I am surprised more coaches don't encourage their leg-warn players to kick on-center and take max advantage of the variance from the intended perfect placement the fatigue factor will create. Many more miss-struck kicks might become winners.


What everybody should stop doing is kicking Robert Green. It's just one data point, but everybody already makes conclusions. Seriously, people, give him a break.

More to the point, penalty kicks are obviously a situation that calls for a mixed strategy. Always hitting 90 would work in a world without emotions, but in reality players face so much pressure that even the best of them occasionally miss. Think Roberto Baggio in the final game in 1994, just one of the many examples.


@ Zach/Nikki

That is why you aim for about 7/8 to the side of the net and put alot of pace on it. The best keepers in the world will probably get some hand on it, but the best strikers should be able to hit it hard enough for that to not matter.

Even a decent High Schooler can kick a PK hard enough for a correct guess to be totally irrelevant. Unless you both go middle, which makes for the easiest stop.

I would make a graphic of what I'm trying to say, but that seems frivolous.

Bobby G

Been kinda mentioned above, but I imagine the rare case of kicking middle and the goalie correctly staying middle is a pretty humiliating miss. Contrast that to a dive-stopped PK on the side or a miss wide, where you were either a bit too aggressive or the goal keeper made a great play, and a miss down the middle looks pretty pathetic.

That said... imagine if the guy from Ghana gets another PK and shoots down the middle again and scores. Goalies across the tournament will remember that (I'm sure they're already thinking about it with the one kick). Will they hesitate a bit before jumping on the next PK? Does this open up opportunity for a side shot? Perhaps there is an option that one's sixth penalty kick earns a slower side-reaction from a goalkeeper if 2 of the previous 5 PKs were down the middle.


Gyan definitely hesitated in his run-up to see if the keeper was going to commit. When he committed, the down-the-middle strategy was a no-brainer. Before the hesitation, maybe not so.

William Spaniel

I like everything about this and the (U.K.) Times article, but I am a little sketchy on a particular detail in the (U.K.) Times article. I am looking into the penalty kick problem myself. However, whenever I solve for the mixed strategy Nash Equilibrium, I find that the kicker should be going to his weaker side more often than his strong side. I was wondering how you obtained your (contrary) result.


You can't shot in the middle of the goal AND low (i.e height lower than 1m), because no matter where the goalie dives, he'll have a chance at kicking the ball away.

So, for a "minimal-risk" center penalty kick, you have to place the ball in the air, between 1m and 2m32, obv.

But on the other hand, kicking a penalty high has the added risk of placing the ball over the bar.

Generally, players opt for low kicks for that reason. If players had complete mastery over height and direction of shots, they would shoot the ball left or right, height between 1m50 and 2m30.
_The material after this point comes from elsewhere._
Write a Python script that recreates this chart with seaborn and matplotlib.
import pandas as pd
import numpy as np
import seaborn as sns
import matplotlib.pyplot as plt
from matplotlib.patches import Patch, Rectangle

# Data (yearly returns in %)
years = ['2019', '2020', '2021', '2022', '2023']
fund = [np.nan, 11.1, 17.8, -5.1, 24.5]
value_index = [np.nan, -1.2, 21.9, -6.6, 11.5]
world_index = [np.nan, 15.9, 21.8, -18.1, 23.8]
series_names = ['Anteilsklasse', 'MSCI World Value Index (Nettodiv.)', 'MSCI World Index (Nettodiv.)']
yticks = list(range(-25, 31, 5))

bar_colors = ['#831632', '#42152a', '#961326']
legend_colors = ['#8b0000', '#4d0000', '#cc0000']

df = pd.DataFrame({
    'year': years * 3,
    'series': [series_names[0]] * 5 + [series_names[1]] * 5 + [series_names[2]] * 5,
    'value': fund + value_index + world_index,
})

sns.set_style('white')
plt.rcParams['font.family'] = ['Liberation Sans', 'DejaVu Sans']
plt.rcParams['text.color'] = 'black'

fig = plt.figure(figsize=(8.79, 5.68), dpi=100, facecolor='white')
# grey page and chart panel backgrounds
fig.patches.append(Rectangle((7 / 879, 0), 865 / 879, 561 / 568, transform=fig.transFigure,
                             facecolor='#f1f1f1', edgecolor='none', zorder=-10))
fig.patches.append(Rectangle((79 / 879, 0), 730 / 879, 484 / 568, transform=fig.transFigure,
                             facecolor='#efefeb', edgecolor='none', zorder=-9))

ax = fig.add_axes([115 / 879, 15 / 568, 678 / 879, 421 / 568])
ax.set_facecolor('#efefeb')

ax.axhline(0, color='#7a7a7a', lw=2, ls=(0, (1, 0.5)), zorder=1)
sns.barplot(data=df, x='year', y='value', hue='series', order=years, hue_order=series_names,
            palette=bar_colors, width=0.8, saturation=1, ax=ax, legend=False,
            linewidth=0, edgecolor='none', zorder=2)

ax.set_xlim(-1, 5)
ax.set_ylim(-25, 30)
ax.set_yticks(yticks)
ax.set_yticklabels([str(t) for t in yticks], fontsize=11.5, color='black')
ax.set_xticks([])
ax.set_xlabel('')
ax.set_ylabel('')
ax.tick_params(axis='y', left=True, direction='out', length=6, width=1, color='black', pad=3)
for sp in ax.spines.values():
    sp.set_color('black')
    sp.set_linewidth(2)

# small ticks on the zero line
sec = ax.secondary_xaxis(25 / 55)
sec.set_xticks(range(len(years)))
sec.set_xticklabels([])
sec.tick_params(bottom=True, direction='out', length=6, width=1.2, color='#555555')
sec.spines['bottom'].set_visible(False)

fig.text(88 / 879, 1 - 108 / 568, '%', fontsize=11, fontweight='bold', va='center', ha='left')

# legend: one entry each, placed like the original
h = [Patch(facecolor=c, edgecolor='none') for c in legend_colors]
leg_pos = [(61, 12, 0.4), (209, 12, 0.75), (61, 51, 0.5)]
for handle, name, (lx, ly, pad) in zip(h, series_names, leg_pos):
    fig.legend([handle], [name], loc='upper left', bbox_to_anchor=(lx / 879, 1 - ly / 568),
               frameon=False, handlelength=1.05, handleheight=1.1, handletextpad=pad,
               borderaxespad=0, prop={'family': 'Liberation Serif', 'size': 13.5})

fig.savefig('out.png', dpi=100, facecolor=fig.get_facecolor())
Players kick low because the keeper can jump faster than he can fall.


Love the podcast, but I think Steven confused Roberto Baggio with Ronaldo...

Trilok Khairnar

Ironically, it was a penalty kick in the center by Sebastien Abreu of Uruguay in the quarter final against Ghana that sealed the match. Abreu used the same logic and asked why his kick was not magical if Zidane's (in the 2006 final against Italy) was.
Watch both the kicks on YouTube.

Zidane's kick was a dipping shot that hit the top post after traveling in air excruciatingly slow before going in (goal!!) and then popping out. Sorcery!

And minutes earlier before Abreu's kick, the same Gyan missed the penalty as his kick rebounded from the right post. He was understandably inconsolable after the match.